I am an admin for Tiki Wiki CMS Groupware,
I suggest to take a look: "Tiki is a full-featured, web-based, multilingual (40+ languages), tightly integrated, all-in-one Wiki+CMS+Groupware, Free Source Software (GNU/LGPL), using PHP, MySQL, Zend Framework, jQuery and Smarty. Actively developed by a very large international community, Tiki can be used to create all kinds of Web applications, sites, portals, knowledge bases, intranets, and extranets."
Recent interview on FLOSS Weekly: http://www.youtube.com/watch?v=Q8tjaz6CO3Q
It is both similar and different to Drupal.
Similar: community-backed general purpose FOSS web app with tons of features. Different: Tiki has scheduled releases, all-in-one model and a wiki-way approach to the whole project.

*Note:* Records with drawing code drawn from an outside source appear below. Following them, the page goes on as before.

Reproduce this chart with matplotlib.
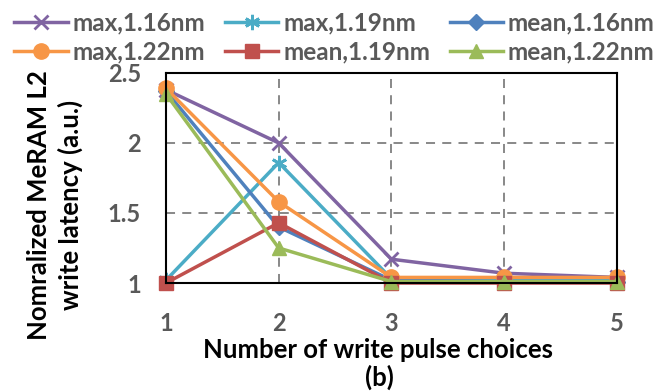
import matplotlib.pyplot as plt

# choices of write pulse
choices = [1, 2, 3, 4, 5]

max_116 = [2.38, 2.00, 1.17, 1.07, 1.04]
max_119 = [1.02, 1.86, 1.03, 1.02, 1.03]
mean_116 = [2.37, 1.40, 1.02, 1.01, 1.01]
max_122 = [2.39, 1.58, 1.04, 1.04, 1.04]
mean_119 = [1.00, 1.43, 1.00, 1.00, 1.00]
mean_122 = [2.35, 1.25, 1.01, 1.01, 1.01]

plt.rcParams['font.family'] = ['Lato', 'DejaVu Sans']
plt.rcParams['font.weight'] = 'bold'
txt = '#595959'

fig = plt.figure(figsize=(6.56, 3.92), dpi=100)
ax = fig.add_axes([0.253, 0.278, 0.6875, 0.536])

series = [
    (max_116, 'max,1.16nm', '#8064A2', 'x', 10),
    (max_122, 'max,1.22nm', '#F79646', 'o', 11),
    (max_119, 'max,1.19nm', '#4BACC6', '*', 0),
    (mean_119, 'mean,1.19nm', '#C0504D', 's', 10.5),
    (mean_116, 'mean,1.16nm', '#4F81BD', 'D', 8),
    (mean_122, 'mean,1.22nm', '#9BBB59', '^', 10.5),
]
order = [0, 1, 2, 3, 4, 5]
# draw in the original plotting order so red/green sit on top
draw_order = [0, 2, 4, 1, 3, 5]
handles = {}
for i in draw_order:
    vals, lab, col, mk, ms = series[i]
    if mk == '*':
        h, = ax.plot(choices, vals, color=col, lw=2.5, marker=(6, 2, 0),
                     ms=11, mew=2, label=lab, clip_on=False)
    elif mk == 'x':
        h, = ax.plot(choices, vals, color=col, lw=2.5, marker='x', ms=ms,
                     mew=2, label=lab, clip_on=False)
    else:
        h, = ax.plot(choices, vals, color=col, lw=2.5, marker=mk, ms=ms,
                     label=lab, clip_on=False)
    handles[i] = h

ax.set_xlim(1, 5)
ax.set_ylim(1, 2.5)
ax.set_xticks(choices)
ax.set_yticks([1, 1.5, 2, 2.5])
ax.set_yticklabels(['1', '1.5', '2', '2.5'])
ax.grid(True, ls=(0, (5, 4)), color='#7f7f7f', lw=1.3)
for s in ax.spines.values():
    s.set_color('black')
    s.set_linewidth(1.5)
ax.tick_params(length=0, labelsize=17, colors=txt)
ax.tick_params(axis='x', pad=21)
ax.tick_params(axis='y', pad=18)
for t in ax.get_xticklabels() + ax.get_yticklabels():
    t.set_fontweight('bold')

ax.set_xlabel('Number of write pulse choices', fontsize=18.5,
              fontweight='bold', color='black')
ax.xaxis.set_label_coords(0.47, -0.26)
fig.text(0.578, 0.015, '(b)', ha='center', fontsize=18.5, fontweight='bold')
ax.set_ylabel('Nomralized MeRAM L2\nwrite latency (a.u.)', fontsize=18.5,
              fontweight='bold', color='black', linespacing=1.3)
ax.yaxis.set_label_coords(-0.185, 0.37)

leg = fig.legend([handles[i] for i in order], [series[i][1] for i in order],
                 ncol=3, loc='upper center', bbox_to_anchor=(0.51, 0.995),
                 frameon=False, fontsize=17.5, handlelength=2.2,
                 handletextpad=0.2, columnspacing=0.8, labelspacing=0.25,
                 borderaxespad=0)
for t in leg.get_texts():
    t.set_color(txt)
    t.set_fontweight('bold')

fig.savefig('out.png', dpi=100)
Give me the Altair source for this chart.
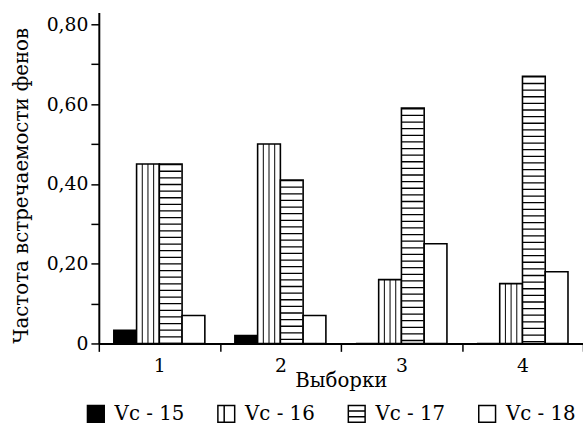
import altair as alt
import pandas as pd

# ---- data ----
groups = [1, 2, 3, 4]
series = ["Vc - 15", "Vc - 16", "Vc - 17", "Vc - 18"]
vc15 = [0.033, 0.02, 0.0, 0.0]
vc16 = [0.45, 0.50, 0.16, 0.15]
vc17 = [0.45, 0.41, 0.59, 0.67]
vc18 = [0.07, 0.07, 0.25, 0.18]
y_ticks = [0, 0.1, 0.2, 0.3, 0.4, 0.5, 0.6, 0.7, 0.8]
x_ticks = [0.5, 1, 1.5, 2, 2.5, 3, 3.5, 4, 4.5]
x_title = "Выборки"
y_title = "Частота встречаемости фенов"

rows = []
for si, (name, vals) in enumerate(zip(series, [vc15, vc16, vc17, vc18])):
    for g, v in zip(groups, vals):
        rows.append({"group": g, "series": name, "si": si, "value": v})
df = pd.DataFrame(rows)

FONT = "DejaVu Serif"
BW = 0.188  # bar width in group units

xscale = alt.Scale(domain=[0.5, 4.5], nice=False, zero=False)
yscale = alt.Scale(domain=[0, 0.83], nice=False, zero=True)

xaxis = alt.Axis(
    values=x_ticks,
    labelExpr="datum.value % 1 == 0 ? format(datum.value, 'd') : ''",
    tickOpacity={"condition": {"test": "datum.value % 1 == 0", "value": 0}, "value": 1},
    tickSize=8, tickWidth=1.5, tickColor="black",
    domainWidth=2, domainColor="black",
    labelFont=FONT, labelFontSize=19, labelColor="black", labelPadding=5,
    labelOverlap=False, labelFlush=False, grid=False,
    titleFont=FONT, titleFontSize=20, titleFontWeight="normal", titleColor="black",
    titleY=28, titleBaseline="top",
)
yaxis = alt.Axis(
    values=y_ticks,
    labelExpr="datum.value == 0 ? '0' : (round(datum.value * 100) % 20 == 0 ? replace(format(datum.value, '.2f'), '.', ',') : '')",
    tickSize=8, tickWidth=1.5, tickColor="black",
    domainWidth=2, domainColor="black",
    labelFont=FONT, labelFontSize=19, labelColor="black", labelPadding=3,
    labelOverlap=False, labelFlush=False, grid=False,
    titleFont=FONT, titleFontSize=20, titleFontWeight="normal", titleColor="black",
    titleX=-72, titleY=175, titleBaseline="alphabetic", titleAngle=270,
)

fill_scale = alt.Scale(domain=series, range=["black", "white", "white", "white"])
stroke_scale = alt.Scale(domain=series, range=["black", "black", "black", "black"])
SQ = "M-1,-1H1V1H-1Z"
shape_scale = alt.Scale(
    domain=series,
    range=[SQ, SQ + " M-0.25,-1V1", SQ + " M-1,-0.33H1 M-1,0.33H1", SQ],
)
legend = alt.Legend(
    title=None, orient="none", legendX=-13, legendY=396, direction="horizontal",
    columns=4, symbolSize=289, symbolStrokeWidth=1.5, symbolOpacity=1,
    labelFont=FONT, labelFontSize=20, labelColor="black",
    labelOffset=9, columnPadding=30, labelLimit=0,
)

base = alt.Chart(df).transform_calculate(
    xl=f"datum.group + (datum.si - 2) * {BW}",
    xr=f"datum.group + (datum.si - 1) * {BW}",
    xc=f"datum.group + (datum.si - 1.5) * {BW}",
)

X = lambda f: alt.X(f, scale=xscale, axis=xaxis, title=x_title)
Y = lambda: alt.Y("value:Q", scale=yscale, axis=yaxis, title=y_title)

bars = base.mark_bar(stroke="black", strokeWidth=1.6).encode(
    x=X("xl:Q"), x2="xr:Q", y=Y(), y2=alt.datum(0),
    fill=alt.condition("datum.si == 0", alt.value("black"), alt.value("white")),
)

hstripes = base.transform_filter("datum.si == 2").mark_rule(
    color="black", strokeWidth=22, strokeDash=[1.3, 5.4], strokeCap="butt"
).encode(x=X("xc:Q"), y=Y(), y2=alt.datum(0))

vlayers = []
for k in [1, 2, 3]:
    vlayers.append(
        base.transform_filter("datum.si == 1")
        .transform_calculate(xs=f"datum.xl + {k} * {BW} / 4")
        .mark_rule(color="black", strokeWidth=1)
        .encode(x=X("xs:Q"), y=Y(), y2=alt.datum(0))
    )

legend_layer = base.mark_point(opacity=0, strokeWidth=1.5).encode(
    x=X("xc:Q"), y=Y(),
    fill=alt.Fill("series:N", scale=fill_scale, legend=legend),
    stroke=alt.Stroke("series:N", scale=stroke_scale, legend=legend),
    shape=alt.Shape("series:N", scale=shape_scale, legend=legend),
)

chart = alt.layer(bars, hstripes, *vlayers, legend_layer).properties(
    width=490, height=335,
    autosize=alt.AutoSizeParams(type="none"),
    padding={"left": 100, "top": 10, "right": 0, "bottom": 86},
    background="white",
).configure(font=FONT).configure_view(stroke=None).configure_legend(
    symbolSize=289, symbolStrokeWidth=1.5, symbolOpacity=1,
    labelFont=FONT, labelFontSize=20, labelColor="black",
    labelOffset=9, columnPadding=30, labelLimit=0,
)

chart.save("out.html", embed_options={"renderer": "svg", "actions": False})
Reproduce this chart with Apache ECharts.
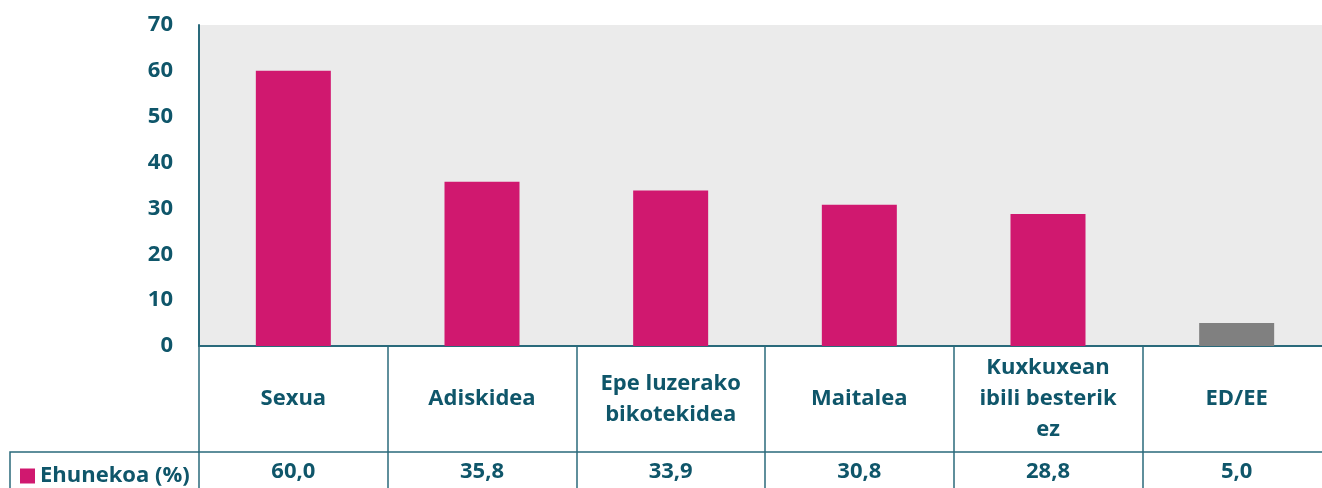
<!DOCTYPE html>
<html>
<head>
<meta charset="utf-8">
<script src="https://cdn.jsdelivr.net/npm/echarts@6/dist/echarts.min.js"></script>
<style>
  html, body { margin: 0; padding: 0; background: #fff; }
  #chart { width: 1322px; height: 488px; }
</style>
</head>
<body>
<div id="chart"></div>
<script>
// data
const categories = ['Sexua', 'Adiskidea', 'Epe luzerako\nbikotekidea', 'Maitalea', 'Kuxkuxean\nibili besterik\nez', 'ED/EE'];
const values = [60.0, 35.8, 33.9, 30.8, 28.8, 5.0];
const seriesName = 'Ehunekoa (%)';
const yTicks = { min: 0, max: 70, interval: 10 };

const TEAL = '#0f566a';
const LINE = '#2a6a7b';
const MAGENTA = '#d0186f';
const GREY = '#808080';
const FONT = '"Open Sans", "Noto Sans", sans-serif';

const chart = echarts.init(document.getElementById('chart'), null, { renderer: 'canvas' });

const labelStyle = { color: TEAL, fontFamily: FONT, fontWeight: 'bold', fontSize: 22 };
const cellLabel = Object.assign({
  show: true, position: 'inside', formatter: p => p.name,
  textBorderWidth: 0, textShadowBlur: 0, opacity: 1
}, labelStyle);

chart.setOption({
  animation: false,
  legend: {
    data: [seriesName],
    left: 15, top: 460,
    icon: 'rect', itemWidth: 15, itemHeight: 15, itemGap: 5,
    textStyle: labelStyle,
    selectedMode: false
  },
  grid: [
    { left: 199, width: 1132, top: 25, height: 321, show: true, backgroundColor: '#ebebeb', borderWidth: 0, outerBoundsMode: 'none' },
    { left: 199, width: 1132, top: 346, height: 106, outerBoundsMode: 'none' },
    { left: 199, width: 1132, top: 452, height: 40, outerBoundsMode: 'none' }
  ],
  xAxis: [
    {
      gridIndex: 0, type: 'category', data: categories,
      axisLine: { show: true, lineStyle: { color: LINE, width: 2 } },
      axisTick: { show: false }, axisLabel: { show: false }
    },
    {
      gridIndex: 1, type: 'category', data: categories,
      axisLine: { show: false }, axisTick: { show: false }, axisLabel: { show: false },
      splitLine: { show: true, interval: 0, lineStyle: { color: LINE, width: 1.5 } }
    },
    {
      gridIndex: 2, type: 'category', data: categories, position: 'top',
      axisLine: { show: true, onZero: false, lineStyle: { color: LINE, width: 1.5 } },
      axisTick: { show: false }, axisLabel: { show: false },
      splitLine: { show: true, interval: 0, lineStyle: { color: LINE, width: 1.5 } }
    }
  ],
  yAxis: [
    {
      gridIndex: 0, type: 'value', min: yTicks.min, max: yTicks.max, interval: yTicks.interval,
      axisLine: { show: true, lineStyle: { color: LINE, width: 2 } },
      axisTick: { show: false },
      splitLine: { show: false },
      axisLabel: Object.assign({ margin: 26 }, labelStyle)
    },
    { gridIndex: 1, type: 'value', min: 0, max: 1, show: false },
    { gridIndex: 2, type: 'value', min: 0, max: 1, show: false }
  ],
  graphic: [
    {
      type: 'polyline', silent: true,
      shape: { points: [[10, 500], [10, 452], [199, 452]] },
      style: { fill: null, stroke: LINE, lineWidth: 1.5 }
    }
  ],
  series: [
    {
      name: seriesName, type: 'bar', xAxisIndex: 0, yAxisIndex: 0,
      barWidth: 75,
      itemStyle: { color: MAGENTA },
      data: values.map((v, i) => ({
        value: v,
        itemStyle: { color: i === values.length - 1 ? GREY : MAGENTA }
      }))
    },
    {
      type: 'scatter', xAxisIndex: 1, yAxisIndex: 1, symbolSize: 1, silent: true,
      itemStyle: { color: 'rgba(0,0,0,0)' },
      label: Object.assign({ lineHeight: 31 }, cellLabel),
      data: categories.map((c, i) => ({ name: c, value: [i, 0.5] }))
    },
    {
      type: 'scatter', xAxisIndex: 2, yAxisIndex: 2, symbolSize: 1, silent: true,
      itemStyle: { color: 'rgba(0,0,0,0)' },
      label: cellLabel,
      data: values.map((v, i) => ({ name: v.toFixed(1).replace('.', ','), value: [i, 0.5] }))
    }
  ]
});
</script>
</body>
</html>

The "Tiki model" consists of: * Wiki community (do-ocracy) * Wiki way participation to the code (475+ with full write access to the complete code base) * Scheduled releases (2 major releases per year) * All-in-one codebase (1 000 000 lines of code, with everything bundled. Each feature is optional) * Inherent synchronized releases (all features have to be ready at the same time) * Lots of features, but no duplication (in a wiki, similar/related content is merged, so the same is applied to features) * Dogfood (Tiki is a community recursively developing a community management system) * Very open community. Everything is discussed.
You can read the details here: http://tiki.org/Model
It's the FOSS Web application with the most built-in features in the World. I realize the initial reaction is "OMG, how can it be stable? it must be so bloated!". In reality, because everthing is built-in, you just activate what you need. There is virtually no feature duplication and a high collaboration throughout the code-base. In contrast, other major CMS projects have 5000, 6000 or 7000 external modules/extensions and you need to manage the dependencies and compatibility (making upgrades difficult)
OpenAtrium is a distribution of Drupal. They pick & choose from the thousands of 3rd party modules to tailor to a specific use case. In Tiki, since the code base for all Tikis is identical, sites can be configured using "Profiles" (community configurations managed in wiki pages): http://profiles.tiki.org/ You have the exact same code base as everyone else in the community, and you can just (de)activate any feature, making your upgrades easy.
I realize that you currently have a myriad of apps (and it must be a challenge!) and that won't change overnight. If you want a progressively better integration of the various parts (wiki, portal, bug tracker, forum, etc.), do take a look at Tiki. Tiki has been downloaded over 900 000 times since 2002.